Por isso, a Otan também tem fortes interesses de política de segurança no Mar Negro. De 1997 até o início da guerra na Ucrânia, a aliança militar ocidental realizou anualmente grandes manobras na área. Entretanto, somente três marinhas da Otan têm presença constante na região: as da Bulgária, Romênia e Turquia. Isso remonta ao Acordo de Montreux, concluído em 1936, que garante à Turquia total soberania sobre o Bósforo e os Dardanelos – a única saída do Mar Negro em direção ao Mediterrâneo.
Imediatamente após o início da guerra em fevereiro de 2022, a Turquia bloqueou a passagem de todos os navios de guerra, não apenas os russos, de modo que o equilíbrio de poder das forças navais no Mar Negro foi preservado desde então.

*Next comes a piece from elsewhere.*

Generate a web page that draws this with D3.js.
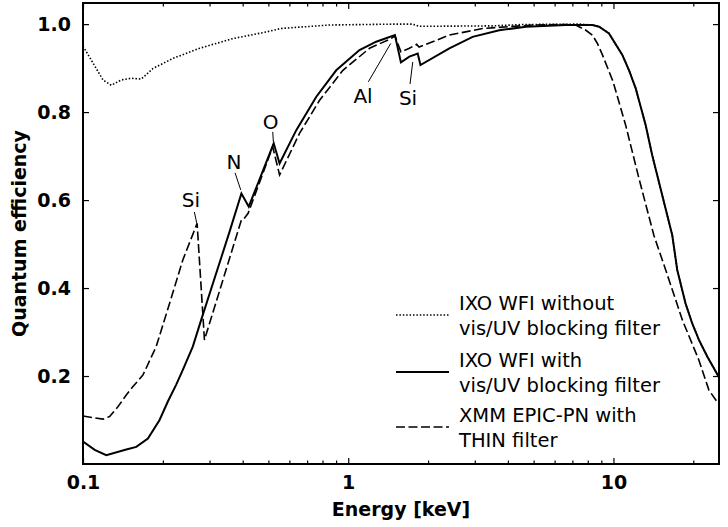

Turquia: equilíbrio como meta
A Turquia tem, portanto, uma posição geoestratégica chave, pois controla o acesso ao Mar Negro – algo garantido por tratados internacionais. Ancara é o membro mais importante da Otan na região do Mar Negro e se vê como um centro de comércio entre a Ásia Central, o Cáucaso e o Oriente Médio.
A Turquia está bastante empenhada em assegurar o seu papel de liderança na região face à Otan. A relação com a Rússia é particularmente importante para Ancara. Tanto em Ancara, como em Moscou, o Mar Negro é visto como uma zona de interesse absolutamente prioritária. A Turquia está monitorando cuidadosamente para que o equilíbrio de poder na região do Mar Negro, desenvolvido ao longo de décadas, seja amplamente mantido. O Tratado de Montreux dá a Ancara a oportunidade de deixar de fora outros atores – incluindo a Otan – na região do Mar Negro. E isso, por sua vez, também é algo que agrada Moscou.